— GIVEN TASK —
Make an exact copy of the lines, leaving the pictures out.

— SOURCE DATA —
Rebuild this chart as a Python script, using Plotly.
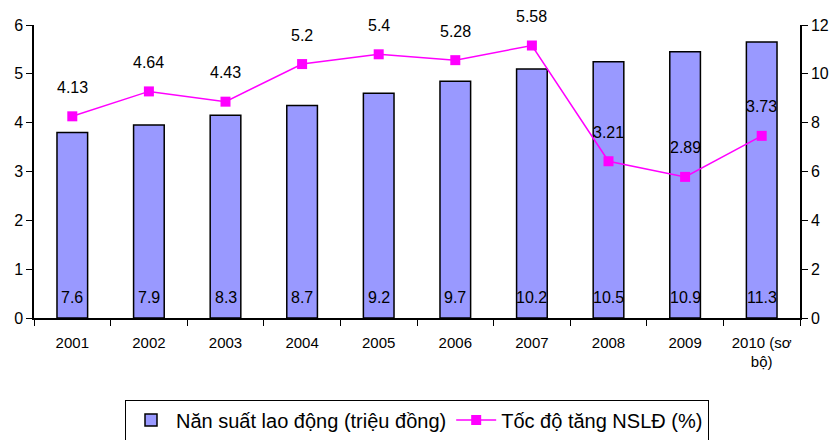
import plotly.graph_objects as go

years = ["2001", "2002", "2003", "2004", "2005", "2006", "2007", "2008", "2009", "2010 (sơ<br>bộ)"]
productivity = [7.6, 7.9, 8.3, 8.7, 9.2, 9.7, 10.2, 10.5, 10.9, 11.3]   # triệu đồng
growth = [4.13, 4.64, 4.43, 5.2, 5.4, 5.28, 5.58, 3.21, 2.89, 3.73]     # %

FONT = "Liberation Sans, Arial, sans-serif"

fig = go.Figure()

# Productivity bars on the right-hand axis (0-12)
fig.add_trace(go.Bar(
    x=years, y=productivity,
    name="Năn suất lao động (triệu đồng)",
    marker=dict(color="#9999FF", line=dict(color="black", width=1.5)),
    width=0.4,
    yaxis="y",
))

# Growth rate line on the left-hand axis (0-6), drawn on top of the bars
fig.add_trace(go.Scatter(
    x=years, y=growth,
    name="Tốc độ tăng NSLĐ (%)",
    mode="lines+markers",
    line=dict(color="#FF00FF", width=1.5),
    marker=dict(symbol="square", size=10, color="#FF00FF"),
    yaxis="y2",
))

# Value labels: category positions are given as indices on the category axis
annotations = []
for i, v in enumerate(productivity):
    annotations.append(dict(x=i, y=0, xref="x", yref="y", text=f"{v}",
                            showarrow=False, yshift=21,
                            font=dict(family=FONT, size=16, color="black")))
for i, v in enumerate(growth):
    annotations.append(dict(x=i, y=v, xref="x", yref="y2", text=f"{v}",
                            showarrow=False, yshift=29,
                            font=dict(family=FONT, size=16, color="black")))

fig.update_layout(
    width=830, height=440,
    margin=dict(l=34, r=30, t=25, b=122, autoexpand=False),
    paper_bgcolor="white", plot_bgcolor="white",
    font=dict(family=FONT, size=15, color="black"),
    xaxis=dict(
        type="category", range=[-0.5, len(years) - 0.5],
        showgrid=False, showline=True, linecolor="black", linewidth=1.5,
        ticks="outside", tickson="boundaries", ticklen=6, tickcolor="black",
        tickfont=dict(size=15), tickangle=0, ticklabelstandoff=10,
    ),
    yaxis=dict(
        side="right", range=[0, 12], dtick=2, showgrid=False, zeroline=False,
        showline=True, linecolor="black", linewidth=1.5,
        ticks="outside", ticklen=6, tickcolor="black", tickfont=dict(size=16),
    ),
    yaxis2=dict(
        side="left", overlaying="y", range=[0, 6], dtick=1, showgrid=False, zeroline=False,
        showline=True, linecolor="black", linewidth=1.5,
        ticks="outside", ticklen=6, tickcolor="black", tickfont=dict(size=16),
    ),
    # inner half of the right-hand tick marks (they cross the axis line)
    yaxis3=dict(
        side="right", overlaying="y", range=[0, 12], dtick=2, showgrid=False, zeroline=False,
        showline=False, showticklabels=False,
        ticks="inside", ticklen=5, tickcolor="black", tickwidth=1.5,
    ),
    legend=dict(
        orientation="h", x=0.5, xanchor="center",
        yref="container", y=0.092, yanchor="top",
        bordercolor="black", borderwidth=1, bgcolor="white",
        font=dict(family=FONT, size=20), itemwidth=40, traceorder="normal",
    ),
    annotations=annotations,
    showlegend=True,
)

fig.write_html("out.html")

— ANSWER TO THIS TASK —
Rebuild this chart as a Python script, using Plotly.
import plotly.graph_objects as go

years = ["2001", "2002", "2003", "2004", "2005", "2006", "2007", "2008", "2009", "2010 (sơ<br>bộ)"]
productivity = [7.6, 7.9, 8.3, 8.7, 9.2, 9.7, 10.2, 10.5, 10.9, 11.3]   # triệu đồng
growth = [4.13, 4.64, 4.43, 5.2, 5.4, 5.28, 5.58, 3.21, 2.89, 3.73]     # %

FONT = "Liberation Sans, Arial, sans-serif"

fig = go.Figure()

# Productivity bars on the right-hand axis (0-12)
fig.add_trace(go.Bar(
    x=years, y=productivity,
    name="Năn suất lao động (triệu đồng)",
    marker=dict(color="#9999FF", line=dict(color="black", width=1.5)),
    width=0.4,
    yaxis="y",
))

# Growth rate line on the left-hand axis (0-6), drawn on top of the bars
fig.add_trace(go.Scatter(
    x=years, y=growth,
    name="Tốc độ tăng NSLĐ (%)",
    mode="lines+markers",
    line=dict(color="#FF00FF", width=1.5),
    marker=dict(symbol="square", size=10, color="#FF00FF"),
    yaxis="y2",
))

# Value labels: category positions are given as indices on the category axis
annotations = []
for i, v in enumerate(productivity):
    annotations.append(dict(x=i, y=0, xref="x", yref="y", text=f"{v}",
                            showarrow=False, yshift=21,
                            font=dict(family=FONT, size=16, color="black")))
for i, v in enumerate(growth):
    annotations.append(dict(x=i, y=v, xref="x", yref="y2", text=f"{v}",
                            showarrow=False, yshift=29,
                            font=dict(family=FONT, size=16, color="black")))

fig.update_layout(
    width=830, height=440,
    margin=dict(l=34, r=30, t=25, b=122, autoexpand=False),
    paper_bgcolor="white", plot_bgcolor="white",
    font=dict(family=FONT, size=15, color="black"),
    xaxis=dict(
        type="category", range=[-0.5, len(years) - 0.5],
        showgrid=False, showline=True, linecolor="black", linewidth=1.5,
        ticks="outside", tickson="boundaries", ticklen=6, tickcolor="black",
        tickfont=dict(size=15), tickangle=0, ticklabelstandoff=10,
    ),
    yaxis=dict(
        side="right", range=[0, 12], dtick=2, showgrid=False, zeroline=False,
        showline=True, linecolor="black", linewidth=1.5,
        ticks="outside", ticklen=6, tickcolor="black", tickfont=dict(size=16),
    ),
    yaxis2=dict(
        side="left", overlaying="y", range=[0, 6], dtick=1, showgrid=False, zeroline=False,
        showline=True, linecolor="black", linewidth=1.5,
        ticks="outside", ticklen=6, tickcolor="black", tickfont=dict(size=16),
    ),
    # inner half of the right-hand tick marks (they cross the axis line)
    yaxis3=dict(
        side="right", overlaying="y", range=[0, 12], dtick=2, showgrid=False, zeroline=False,
        showline=False, showticklabels=False,
        ticks="inside", ticklen=5, tickcolor="black", tickwidth=1.5,
    ),
    legend=dict(
        orientation="h", x=0.5, xanchor="center",
        yref="container", y=0.092, yanchor="top",
        bordercolor="black", borderwidth=1, bgcolor="white",
        font=dict(family=FONT, size=20), itemwidth=40, traceorder="normal",
    ),
    annotations=annotations,
    showlegend=True,
)

fig.write_html("out.html")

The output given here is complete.